Webster began building a richer sound around her wispy, honeyed vocals on her 2022 EP Car Therapy Sessions, where she brought in a 20-piece orchestra to cover songs from her previous two albums. For Webster, the EP was a chance to lose herself in the music swirling around her confessional songs: “I would just forget lyrics or forget where I am because I was listening to [the orchestra] play,” she said. But where that album accentuated the ethereal qualities of her songs, Underdressed at the Symphony emphasizes the naturalism of her songwriting, building melodies with a grand piano, a drum kit, and an electric guitar.

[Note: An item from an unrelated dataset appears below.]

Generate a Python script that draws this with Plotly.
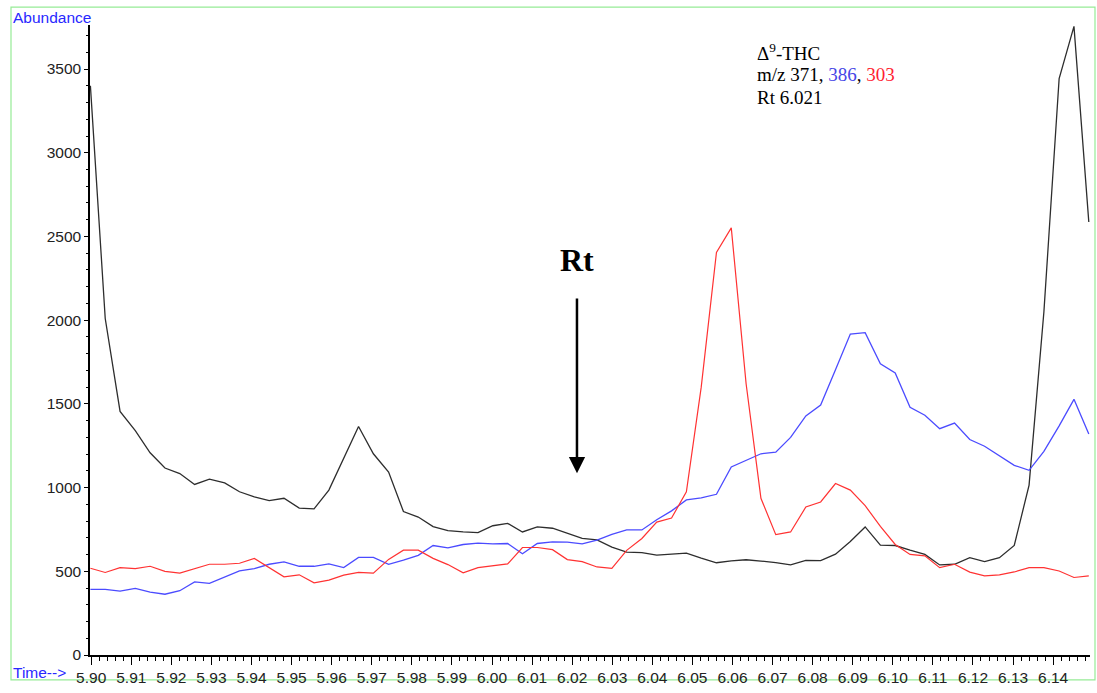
import plotly.graph_objects as go

# Retention time (min), uniform scan
time = [5.8998, 5.9035, 5.9072, 5.9110, 5.9147, 5.9184, 5.9221, 5.9258, 5.9295, 5.9333,
        5.9370, 5.9407, 5.9444, 5.9481, 5.9519, 5.9556, 5.9593, 5.9630, 5.9667, 5.9704,
        5.9742, 5.9779, 5.9816, 5.9853, 5.9890, 5.9928, 5.9965, 6.0002, 6.0039, 6.0076,
        6.0113, 6.0151, 6.0188, 6.0225, 6.0262, 6.0299, 6.0336, 6.0374, 6.0411, 6.0448,
        6.0485, 6.0522, 6.0560, 6.0597, 6.0634, 6.0671, 6.0708, 6.0745, 6.0783, 6.0820,
        6.0857, 6.0894, 6.0931, 6.0969, 6.1006, 6.1043, 6.1080, 6.1117, 6.1154, 6.1192,
        6.1229, 6.1266, 6.1303, 6.1340, 6.1377, 6.1415, 6.1452, 6.1489]

# m/z 371 (black)
mz371 = [3400, 2010, 1455, 1340, 1208, 1117, 1084, 1019, 1050, 1028,
         975, 944, 922, 936, 877, 873, 985, 1172, 1365, 1202,
         1093, 857, 824, 767, 743, 735, 731, 772, 786, 735,
         765, 757, 725, 696, 688, 644, 615, 612, 597, 605,
         609, 579, 551, 562, 569, 561, 552, 538, 565, 564,
         602, 678, 765, 656, 654, 626, 601, 538, 542, 581,
         558, 581, 654, 1015, 2050, 3443, 3755, 2586]

# m/z 386 (blue)
mz386 = [392, 392, 382, 398, 375, 363, 384, 437, 428, 467,
         502, 516, 542, 556, 530, 530, 544, 522, 583, 583,
         542, 566, 595, 654, 640, 660, 668, 664, 666, 605,
         666, 676, 674, 664, 686, 721, 747, 747, 808, 861,
         926, 938, 960, 1123, 1163, 1202, 1212, 1300, 1428, 1493,
         1704, 1917, 1925, 1740, 1685, 1480, 1432, 1352, 1385, 1287,
         1247, 1188, 1133, 1103, 1216, 1369, 1527, 1320]

# m/z 303 (red)
mz303 = [518, 493, 522, 516, 530, 500, 489, 516, 542, 542,
         548, 577, 522, 467, 479, 431, 447, 477, 493, 489,
         571, 626, 626, 577, 540, 491, 522, 534, 544, 642,
         642, 629, 570, 558, 526, 518, 625, 696, 794, 818,
         975, 1600, 2404, 2551, 1620, 936, 719, 735, 884, 914,
         1024, 985, 892, 768, 660, 601, 592, 522, 542, 495,
         473, 479, 496, 522, 522, 502, 463, 473]

y_ticks = [0, 500, 1000, 1500, 2000, 2500, 3000, 3500]

fig = go.Figure()
fig.add_trace(go.Scatter(x=time, y=mz371, mode="lines", line=dict(color="rgb(45,45,45)", width=1.3), name="371"))
fig.add_trace(go.Scatter(x=time, y=mz386, mode="lines", line=dict(color="rgb(75,75,255)", width=1.3), name="386"))
fig.add_trace(go.Scatter(x=time, y=mz303, mode="lines", line=dict(color="rgb(255,50,50)", width=1.2), name="303"))

fig.update_layout(
    width=1097, height=693,
    margin=dict(l=90, r=7, t=25, b=31),
    paper_bgcolor="white", plot_bgcolor="white",
    showlegend=False,
    font=dict(family="Liberation Sans, Arial, sans-serif", size=15, color="#222"),
    xaxis=dict(
        range=[5.8997, 6.1492], showgrid=False, zeroline=False,
        showline=True, linecolor="black", linewidth=1.5,
        ticks="outside", ticklen=8, tickwidth=1, tickcolor="black",
        tick0=5.90, dtick=0.01, tickformat=".2f",
        tickfont=dict(size=15.5, color="#222"),
        minor=dict(ticks="outside", ticklen=4, tickcolor="black", tick0=5.90, dtick=0.002),
    ),
    yaxis=dict(
        range=[0, 3763], showgrid=False, zeroline=False,
        showline=True, linecolor="black", linewidth=1.5,
        ticks="outside", ticklen=4, tickwidth=1, tickcolor="black",
        tickvals=y_ticks, ticktext=[str(v) for v in y_ticks],
        tickfont=dict(size=15.5, color="#222"),
        minor=dict(ticks="outside", ticklen=2, tickcolor="black", dtick=100),
    ),
)

# green frame
fig.add_shape(type="rect", xref="paper", yref="paper",
              x0=-0.079, x1=1.005, y0=-0.0395, y1=1.0283,
              line=dict(color="rgb(150,235,150)", width=1.2), layer="below")

blue_lab = "rgb(40,40,255)"
fig.add_annotation(xref="paper", yref="paper", x=-0.079, y=1.0126, xanchor="left", yanchor="middle",
                   text="Abundance", showarrow=False, font=dict(size=15.5, color=blue_lab))
fig.add_annotation(xref="paper", yref="paper", x=-0.079, y=-0.0283, xanchor="left", yanchor="middle",
                   text="Time-->", showarrow=False, font=dict(size=15.5, color=blue_lab))

serif = "Liberation Serif, Times New Roman, serif"
fig.add_annotation(xref="paper", yref="paper", x=0.665, y=0.9576, xanchor="left", yanchor="middle",
                   text="Δ<sup>9</sup>-THC", showarrow=False, font=dict(family=serif, size=19, color="black"))
fig.add_annotation(xref="paper", yref="paper", x=0.665, y=0.9215, xanchor="left", yanchor="middle",
                   text="m/z 371, <span style='color:rgb(70,70,230)'>386</span>, <span style='color:rgb(255,30,50)'>303</span>",
                   showarrow=False, font=dict(family=serif, size=19, color="black"))
fig.add_annotation(xref="paper", yref="paper", x=0.665, y=0.8854, xanchor="left", yanchor="middle",
                   text="Rt 6.021", showarrow=False, font=dict(family=serif, size=19, color="black"))

fig.add_annotation(x=6.0212, y=2362, xref="x", yref="y", text="<b>Rt</b>", showarrow=False,
                   font=dict(family=serif, size=32, color="black"))
fig.add_annotation(x=6.0212, y=1086, xref="x", yref="y", ax=6.0212, ay=2138, axref="x", ayref="y",
                   text="", showarrow=True, arrowhead=2, arrowsize=1.3, arrowwidth=2.5, arrowcolor="black")

fig.write_html("out.html")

Gone are the sweeping synths that provided a cushion for her diaristic musing; this time, Webster leans into the acoustic sounds of a freewheeling jam session. Her backing players—many of whom have been performing with her since her early days—take steps into the foreground. On “Wanna Quit All the Time,” where she admits that “it’s the attention that freaks me out,” yawning pedal steel and sparkling Fender Rhodes seem to speak in her stead. Here, as on the similarly impressionistic “He Loves Me Yeah!,” she brings in a new voice to help further obscure her own: the sound of Wilco’s Nels Cline on the guitar, plucking out elegant solos where another verse might otherwise go. “Lifetime” stretches the repetition of a single phrase—“in a lifetime”—into something like jazz, Charles Garner’s drumming keeping a loose pace as Nick Rosen’s piano carries the song to its quiet conclusion. As Webster tells it, she didn’t want the song to end, so she asked Rosen to keep it going through subtle chord changes. The extended coda lets her linger in the shadow of his piano a little longer, an audience to her own private symphony.